(begin)
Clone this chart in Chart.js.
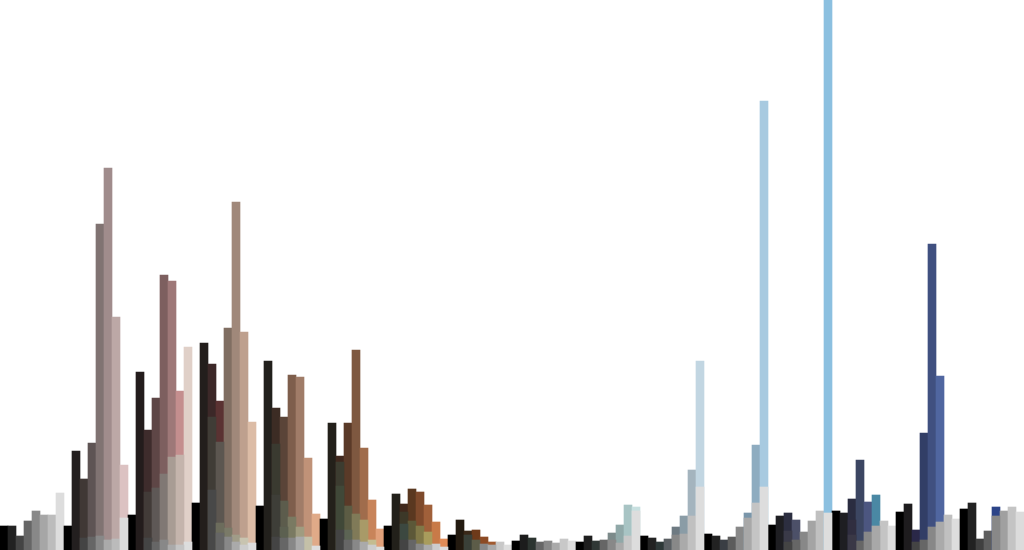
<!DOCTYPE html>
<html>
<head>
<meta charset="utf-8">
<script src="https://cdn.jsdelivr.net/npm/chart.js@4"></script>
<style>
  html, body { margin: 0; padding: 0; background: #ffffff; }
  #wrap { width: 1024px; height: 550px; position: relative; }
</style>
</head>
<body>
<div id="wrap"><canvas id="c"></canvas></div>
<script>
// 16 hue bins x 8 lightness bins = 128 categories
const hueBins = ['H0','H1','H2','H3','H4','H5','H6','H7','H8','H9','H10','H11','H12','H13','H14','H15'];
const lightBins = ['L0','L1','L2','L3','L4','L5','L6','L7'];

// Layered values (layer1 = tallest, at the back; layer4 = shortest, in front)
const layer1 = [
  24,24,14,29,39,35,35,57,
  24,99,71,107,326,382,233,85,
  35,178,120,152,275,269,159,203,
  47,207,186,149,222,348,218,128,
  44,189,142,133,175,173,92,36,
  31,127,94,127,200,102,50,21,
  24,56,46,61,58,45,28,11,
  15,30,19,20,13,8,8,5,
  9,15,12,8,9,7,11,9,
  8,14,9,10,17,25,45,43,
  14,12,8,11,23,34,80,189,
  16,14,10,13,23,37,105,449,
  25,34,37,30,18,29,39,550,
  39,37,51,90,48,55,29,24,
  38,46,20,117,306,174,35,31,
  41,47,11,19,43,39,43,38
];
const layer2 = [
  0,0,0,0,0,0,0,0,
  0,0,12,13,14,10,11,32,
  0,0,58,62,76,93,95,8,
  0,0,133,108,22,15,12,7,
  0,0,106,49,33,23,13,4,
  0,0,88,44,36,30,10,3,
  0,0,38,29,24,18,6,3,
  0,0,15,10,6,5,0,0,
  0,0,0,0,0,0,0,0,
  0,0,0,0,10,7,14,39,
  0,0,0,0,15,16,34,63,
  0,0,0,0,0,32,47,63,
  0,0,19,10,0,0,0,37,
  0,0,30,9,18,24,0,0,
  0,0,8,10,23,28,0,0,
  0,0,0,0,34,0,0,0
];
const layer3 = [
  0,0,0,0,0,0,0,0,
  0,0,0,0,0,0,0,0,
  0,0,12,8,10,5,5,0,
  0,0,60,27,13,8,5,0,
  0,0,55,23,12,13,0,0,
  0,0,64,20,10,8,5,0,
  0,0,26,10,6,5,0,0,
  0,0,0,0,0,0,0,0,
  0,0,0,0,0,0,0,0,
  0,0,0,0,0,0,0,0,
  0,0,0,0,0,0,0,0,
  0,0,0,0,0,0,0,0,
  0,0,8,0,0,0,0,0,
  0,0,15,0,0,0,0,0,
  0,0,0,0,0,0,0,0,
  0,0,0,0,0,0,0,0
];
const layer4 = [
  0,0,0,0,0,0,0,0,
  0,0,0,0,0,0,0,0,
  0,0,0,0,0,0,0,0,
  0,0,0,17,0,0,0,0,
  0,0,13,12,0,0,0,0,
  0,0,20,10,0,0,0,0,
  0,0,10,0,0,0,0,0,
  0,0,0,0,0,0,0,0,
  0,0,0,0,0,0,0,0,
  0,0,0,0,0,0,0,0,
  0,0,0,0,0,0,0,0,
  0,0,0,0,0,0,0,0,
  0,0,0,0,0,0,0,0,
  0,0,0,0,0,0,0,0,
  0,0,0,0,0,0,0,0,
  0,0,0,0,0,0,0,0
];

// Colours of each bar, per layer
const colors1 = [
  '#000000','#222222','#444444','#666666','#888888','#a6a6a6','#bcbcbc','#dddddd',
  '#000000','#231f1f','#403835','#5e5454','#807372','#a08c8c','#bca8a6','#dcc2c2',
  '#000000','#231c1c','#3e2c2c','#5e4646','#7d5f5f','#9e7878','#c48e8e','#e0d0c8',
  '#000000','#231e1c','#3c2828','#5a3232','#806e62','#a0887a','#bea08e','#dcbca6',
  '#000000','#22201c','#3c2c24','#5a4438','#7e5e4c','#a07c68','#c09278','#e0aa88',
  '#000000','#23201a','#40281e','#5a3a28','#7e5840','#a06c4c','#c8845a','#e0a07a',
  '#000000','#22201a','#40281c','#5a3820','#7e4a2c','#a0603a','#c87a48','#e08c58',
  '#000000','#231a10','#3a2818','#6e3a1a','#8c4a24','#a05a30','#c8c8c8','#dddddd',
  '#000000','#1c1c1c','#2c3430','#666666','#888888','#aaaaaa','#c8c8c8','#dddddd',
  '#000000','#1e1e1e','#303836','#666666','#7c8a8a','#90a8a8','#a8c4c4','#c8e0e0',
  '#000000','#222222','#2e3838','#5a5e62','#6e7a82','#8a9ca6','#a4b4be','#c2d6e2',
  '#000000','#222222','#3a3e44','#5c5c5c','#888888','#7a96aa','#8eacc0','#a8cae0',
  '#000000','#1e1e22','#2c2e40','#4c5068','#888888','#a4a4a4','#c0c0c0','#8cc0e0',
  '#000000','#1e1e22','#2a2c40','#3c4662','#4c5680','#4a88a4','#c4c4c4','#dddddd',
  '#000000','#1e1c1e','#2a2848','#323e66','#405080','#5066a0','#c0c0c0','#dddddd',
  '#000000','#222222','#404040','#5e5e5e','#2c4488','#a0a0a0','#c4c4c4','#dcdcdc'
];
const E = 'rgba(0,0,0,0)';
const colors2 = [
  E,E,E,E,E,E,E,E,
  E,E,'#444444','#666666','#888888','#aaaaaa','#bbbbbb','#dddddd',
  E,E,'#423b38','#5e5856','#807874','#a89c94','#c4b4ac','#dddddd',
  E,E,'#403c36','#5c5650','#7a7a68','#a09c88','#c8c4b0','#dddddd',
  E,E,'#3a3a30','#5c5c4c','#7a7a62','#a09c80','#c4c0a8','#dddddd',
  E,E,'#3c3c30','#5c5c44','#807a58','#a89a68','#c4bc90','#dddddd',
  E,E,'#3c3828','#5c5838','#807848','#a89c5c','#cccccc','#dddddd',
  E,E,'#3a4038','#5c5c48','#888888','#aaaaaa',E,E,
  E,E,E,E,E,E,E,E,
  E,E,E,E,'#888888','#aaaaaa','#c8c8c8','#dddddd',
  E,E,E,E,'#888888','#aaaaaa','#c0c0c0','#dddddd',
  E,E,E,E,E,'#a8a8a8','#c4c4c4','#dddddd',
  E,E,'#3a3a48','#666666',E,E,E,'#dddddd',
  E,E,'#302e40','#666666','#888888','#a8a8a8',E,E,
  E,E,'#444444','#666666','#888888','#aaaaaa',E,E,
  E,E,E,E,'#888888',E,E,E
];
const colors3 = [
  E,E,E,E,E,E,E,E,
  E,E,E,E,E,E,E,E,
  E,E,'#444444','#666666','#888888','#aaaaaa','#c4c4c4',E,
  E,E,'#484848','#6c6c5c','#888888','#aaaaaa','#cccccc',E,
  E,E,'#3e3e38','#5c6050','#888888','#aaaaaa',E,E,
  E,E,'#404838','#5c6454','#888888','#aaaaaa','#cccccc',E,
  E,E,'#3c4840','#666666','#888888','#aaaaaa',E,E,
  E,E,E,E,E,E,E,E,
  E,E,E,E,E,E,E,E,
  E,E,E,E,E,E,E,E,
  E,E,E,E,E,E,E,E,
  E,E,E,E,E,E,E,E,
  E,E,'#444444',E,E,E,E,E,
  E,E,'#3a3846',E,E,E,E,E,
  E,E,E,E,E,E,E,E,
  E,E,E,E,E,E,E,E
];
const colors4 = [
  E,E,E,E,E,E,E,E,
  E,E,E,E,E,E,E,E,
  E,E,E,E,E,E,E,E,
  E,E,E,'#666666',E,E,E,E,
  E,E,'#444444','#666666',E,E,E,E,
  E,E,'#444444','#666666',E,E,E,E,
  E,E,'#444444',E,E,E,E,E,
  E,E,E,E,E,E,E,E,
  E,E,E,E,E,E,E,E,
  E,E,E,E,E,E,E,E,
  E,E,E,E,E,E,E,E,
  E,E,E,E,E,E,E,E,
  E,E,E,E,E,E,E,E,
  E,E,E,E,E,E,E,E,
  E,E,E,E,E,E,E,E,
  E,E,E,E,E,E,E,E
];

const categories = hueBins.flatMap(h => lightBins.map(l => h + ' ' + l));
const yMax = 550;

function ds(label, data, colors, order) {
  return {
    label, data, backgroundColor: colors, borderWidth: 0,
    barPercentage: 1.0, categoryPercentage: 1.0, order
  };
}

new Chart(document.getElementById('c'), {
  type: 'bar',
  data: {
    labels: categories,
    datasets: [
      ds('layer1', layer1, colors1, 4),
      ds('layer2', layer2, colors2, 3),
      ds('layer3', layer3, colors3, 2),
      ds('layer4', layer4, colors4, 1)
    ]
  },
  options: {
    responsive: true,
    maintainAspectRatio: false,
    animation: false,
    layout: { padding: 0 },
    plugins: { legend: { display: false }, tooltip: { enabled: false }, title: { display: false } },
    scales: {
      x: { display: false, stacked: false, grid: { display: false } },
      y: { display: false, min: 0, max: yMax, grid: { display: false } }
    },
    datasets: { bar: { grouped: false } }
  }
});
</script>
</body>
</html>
(end)
Leave the pictures out and please restate exactly the lines running from the start of the material through the one with "const lightBins = ['L0','L1','L2','L3','L4','L5','L6','L7'];".

■ Result for this exercise:
Clone this chart in Chart.js.
<!DOCTYPE html>
<html>
<head>
<meta charset="utf-8">
<script src="https://cdn.jsdelivr.net/npm/chart.js@4"></script>
<style>
  html, body { margin: 0; padding: 0; background: #ffffff; }
  #wrap { width: 1024px; height: 550px; position: relative; }
</style>
</head>
<body>
<div id="wrap"><canvas id="c"></canvas></div>
<script>
// 16 hue bins x 8 lightness bins = 128 categories
const hueBins = ['H0','H1','H2','H3','H4','H5','H6','H7','H8','H9','H10','H11','H12','H13','H14','H15'];
const lightBins = ['L0','L1','L2','L3','L4','L5','L6','L7'];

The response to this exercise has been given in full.